Carlos Bracher está falando que o tom suave de suas pinturas ele aprendeu com estudos que fez na Europa, da pintura flamenga. Antes de pintar cada quadro, faz um desenho, pensa, vai realizando a obra aos poucos. A cor que vai usar, não sabe, seus quadros não retratam a cor real das montanhas, é um colorido aleatório, meio irreal, de tons suaves, lilases e verdes, marrons, vermelhos, roxos. Bracher comenta sobre outras artes que viu na Paulicéia – os múltiplos, os objetos, a arte cinética: 

Essas pesquisas são interessantes, válidas para quem as elabora... O meu trabalho é diferente, mais sofrido, mais intimista talvez, mas admiro e compreendo os artistas que fazem essa arte múltipla e cinética... Eu só faço o que é o meu real, o que verdadeiramente sinto... Algum dia poderei fazer essa arte, mas, não agora, quando estou descarregando as minhas formas de acúmulo, associando minha pintura anterior à atual, pesquisada na Europa num duro aprendizado... Talvez caia logo uma pintura mais onírica, quase fantástica... Um surrealismo fantástico acho, que será a minha tendência daqui para frente. 
A TRIBUNA – Santos 16 de Setembro de 1973. 

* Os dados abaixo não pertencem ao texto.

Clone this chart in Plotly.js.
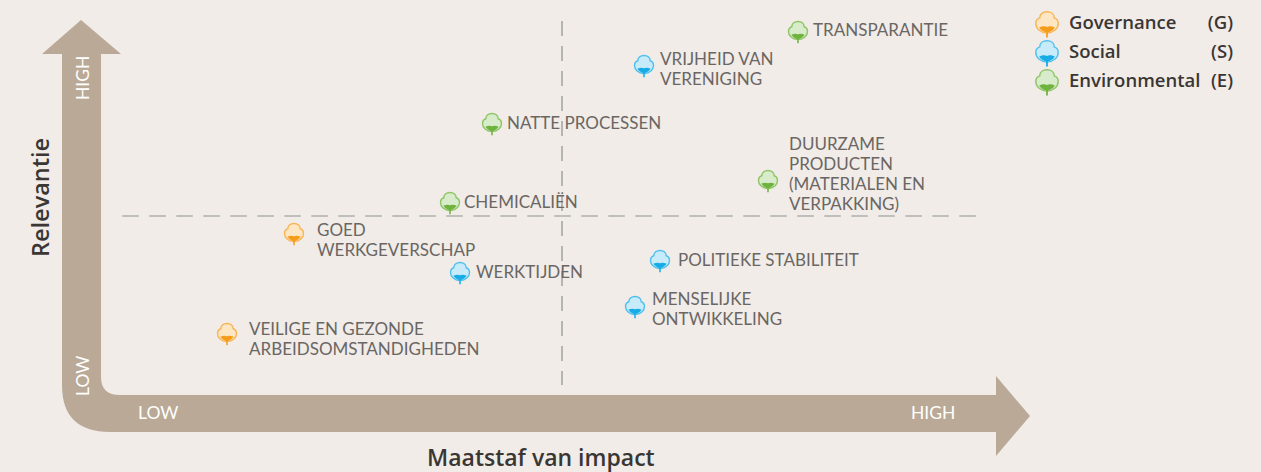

LONGE DE MINAS, EM OURO PRETO 

“A pintura como meio e como fim – em plenitude: eis a presença de Carlos Bracher. Sua pintura é um revolucionário objeto plástico, por se comprazer no gozo material com que captura, através da circunstância do tema, a eternidade da essência. E é através da tensão, da inteireza com que a tela é possuída por ritmados volumes de cor, da luz transfigurada em sombra febril, que participamos desta essência. Como se a nossa carne, a consciência que temos dela, se irmanasse naquele movimento equilibrado e poderoso. Estamos diante de um pintor”. WALMIR AYALA, Jornal do Brasil, Rio de Janeiro, 23/10/68. 

“... Carlos Bracher, longe de Minas, prossegue pesquisa e arte sem solução de continuidade. Juntou, com a mesma delicada e poderosa mão, Ouro Preto e Monsaraz para reafirmar um gosto pelo telúrico que não é dos menos marcantes sinais de sua personalidade. “Terra de Monsaraz”, tanto quanto um belo título é um punhado de quadros densos, ungidos pela exigente disciplina que caracteriza a já importante obra anterior do artista. É um conjunto homogêneo, quase diria programado – e programado com aquele espírito de adesão à tarefa, à missão, de que só são capazes os que sabem o que querem: os místicos, os iluminados, os artistas. Ou seja: um Carlos Bracher. Por obra e graça de seu trabalho, Portugal e o Brasil, as Minas Gerais e o Alentejo, Ouro Preto e Monsaraz se confraternizam e, parentes próximos por cima das circunstâncias imensas, dão-se as mãos, encontram-se pelo milagre da arte”. OTTO LARA RESENDE, Lisboa, junho de 1969. 

“ Inevitavelmente, num país tão grande como este nosso, num tampo tão acrescido pelo tumulto que lhe é inerte, os contatos quase se esgarçam e quem passa a viver fora dos roteiros obrigatórios litorâneos, das manchas urbanas, quase não se recorda mais... Anos se passaram sem reencontrarmos, Wega e eu, Carlos Bracher, que além de tudo andou em lua-de-mel, viagem de estudos, fontes originárias. Agora nesta tarde e noite de Guarujá, quando conversamos, o moço já não é mais a esperança que encontramos um dia na prestigiosa paisagem de Ouro Preto. A pintura de Carlos Bracher fez-se adulta: imprecisões tornaram-se solucionadas em sólidas escoras de paredes que ele articula, entrosa e inter-relaciona e insere, arquiteturas nas topografias, linhas determinadas na contenção dos ângulos, uma pintura seriamente trabalhada, densamente colorida, de que emerge uma poesia em “majestoso” intenso com seu peso referencial próprio para o que deve ser dosado com equilíbrio e em reflexiva orquestração melancólica de acordes muito distantes, surdamente aqui vindo repercutir, não, arquejar, que é do arquejamento que se trata e agora que os quadros se foram e Bracher deixou sua lembrança, esta espécie de esteira sonora ficou. Queria então, dizer, aos que tiverem paciência de ler esta trilha longa, que o pintor está numa solução muito dele, e que o barroco filtrado desapareceu em imaginações de linha e massa, fazendo uma expressão mineira reconhecível. E que merece nossa admiração, nossa estima, sincera boa-viagem por onde vá”. GERALDO FERRAZ, Ilha Verde, Guarujá, 1972.